§ **WORK TO DO**
Copy, from the entries below, each line in which the string "this" appears.

* START SOURCE RECORDS *

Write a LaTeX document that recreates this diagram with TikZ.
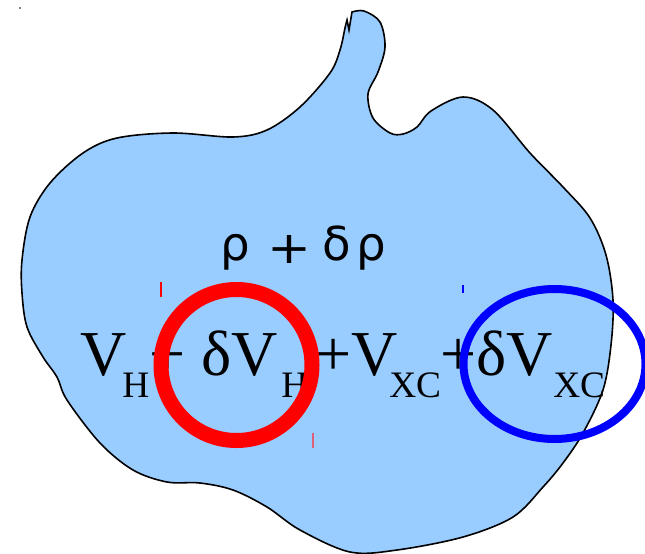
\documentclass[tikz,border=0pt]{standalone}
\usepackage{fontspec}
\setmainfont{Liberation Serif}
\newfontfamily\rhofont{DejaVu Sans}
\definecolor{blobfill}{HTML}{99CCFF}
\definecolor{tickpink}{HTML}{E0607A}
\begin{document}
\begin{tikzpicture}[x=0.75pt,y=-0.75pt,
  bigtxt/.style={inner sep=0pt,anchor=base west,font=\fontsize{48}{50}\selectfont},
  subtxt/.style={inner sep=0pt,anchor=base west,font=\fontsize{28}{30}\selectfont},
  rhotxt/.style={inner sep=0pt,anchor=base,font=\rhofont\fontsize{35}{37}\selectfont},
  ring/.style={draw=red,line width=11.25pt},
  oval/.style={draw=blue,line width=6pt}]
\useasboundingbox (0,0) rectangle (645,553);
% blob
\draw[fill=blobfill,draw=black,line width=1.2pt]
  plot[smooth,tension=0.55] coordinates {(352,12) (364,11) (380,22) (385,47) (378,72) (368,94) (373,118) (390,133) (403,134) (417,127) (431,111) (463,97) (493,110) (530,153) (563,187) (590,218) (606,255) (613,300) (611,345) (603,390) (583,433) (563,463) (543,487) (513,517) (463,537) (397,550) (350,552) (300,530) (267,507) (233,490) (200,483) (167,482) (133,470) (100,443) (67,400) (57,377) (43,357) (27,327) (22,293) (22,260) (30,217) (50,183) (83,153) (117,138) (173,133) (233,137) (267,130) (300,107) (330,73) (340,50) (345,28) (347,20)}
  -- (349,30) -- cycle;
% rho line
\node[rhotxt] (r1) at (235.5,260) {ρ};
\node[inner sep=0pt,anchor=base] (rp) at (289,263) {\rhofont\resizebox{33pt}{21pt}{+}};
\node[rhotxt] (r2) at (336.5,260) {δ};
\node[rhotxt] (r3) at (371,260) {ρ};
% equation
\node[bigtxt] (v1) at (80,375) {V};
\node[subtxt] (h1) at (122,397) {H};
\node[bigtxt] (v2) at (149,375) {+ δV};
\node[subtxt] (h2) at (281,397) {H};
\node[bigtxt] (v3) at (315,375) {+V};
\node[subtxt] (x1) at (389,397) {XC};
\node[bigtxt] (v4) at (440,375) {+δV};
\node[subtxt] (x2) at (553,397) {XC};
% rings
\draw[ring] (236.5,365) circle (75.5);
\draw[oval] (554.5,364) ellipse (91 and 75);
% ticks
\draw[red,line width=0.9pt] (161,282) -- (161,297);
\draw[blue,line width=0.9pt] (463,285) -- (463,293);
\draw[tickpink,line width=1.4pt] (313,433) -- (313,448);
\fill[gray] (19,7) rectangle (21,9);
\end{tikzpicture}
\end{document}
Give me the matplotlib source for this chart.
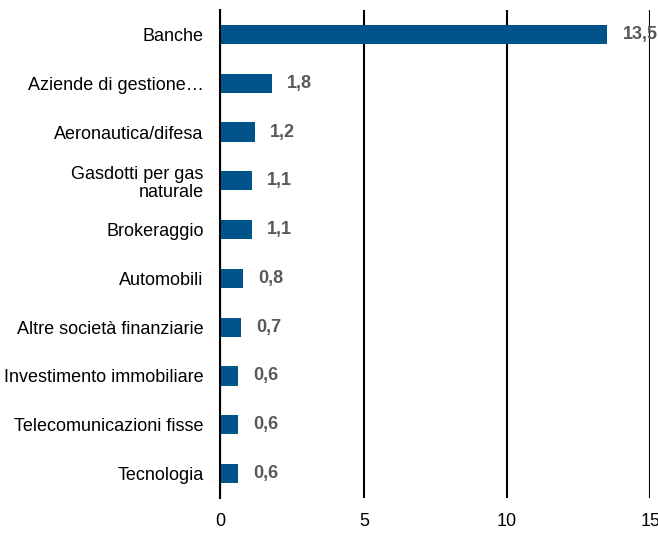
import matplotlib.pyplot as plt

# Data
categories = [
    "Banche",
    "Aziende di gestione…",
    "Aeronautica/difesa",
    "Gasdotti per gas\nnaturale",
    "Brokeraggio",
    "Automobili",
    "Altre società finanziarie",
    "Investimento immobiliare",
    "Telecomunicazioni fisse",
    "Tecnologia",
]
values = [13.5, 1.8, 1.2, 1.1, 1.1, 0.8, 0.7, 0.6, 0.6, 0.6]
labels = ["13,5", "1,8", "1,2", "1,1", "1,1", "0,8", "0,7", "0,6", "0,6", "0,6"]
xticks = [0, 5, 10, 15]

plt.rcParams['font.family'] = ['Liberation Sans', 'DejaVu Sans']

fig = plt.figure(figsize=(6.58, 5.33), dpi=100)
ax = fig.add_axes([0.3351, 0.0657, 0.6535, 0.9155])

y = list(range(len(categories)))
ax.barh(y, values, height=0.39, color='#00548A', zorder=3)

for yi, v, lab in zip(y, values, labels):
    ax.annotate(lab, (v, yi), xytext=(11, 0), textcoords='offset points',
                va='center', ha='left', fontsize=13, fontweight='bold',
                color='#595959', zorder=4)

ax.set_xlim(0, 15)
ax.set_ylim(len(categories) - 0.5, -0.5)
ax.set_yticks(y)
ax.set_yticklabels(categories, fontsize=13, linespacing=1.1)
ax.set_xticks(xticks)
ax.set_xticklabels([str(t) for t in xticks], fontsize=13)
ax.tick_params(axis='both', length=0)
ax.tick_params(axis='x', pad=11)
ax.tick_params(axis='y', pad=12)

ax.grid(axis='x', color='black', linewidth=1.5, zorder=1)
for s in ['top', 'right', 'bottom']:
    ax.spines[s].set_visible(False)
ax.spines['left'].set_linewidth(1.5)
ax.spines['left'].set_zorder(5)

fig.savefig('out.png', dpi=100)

* END SOURCE RECORDS *

§ **EXERCISE RESPONSE**
Write a LaTeX document that recreates this diagram with TikZ.
Give me the matplotlib source for this chart.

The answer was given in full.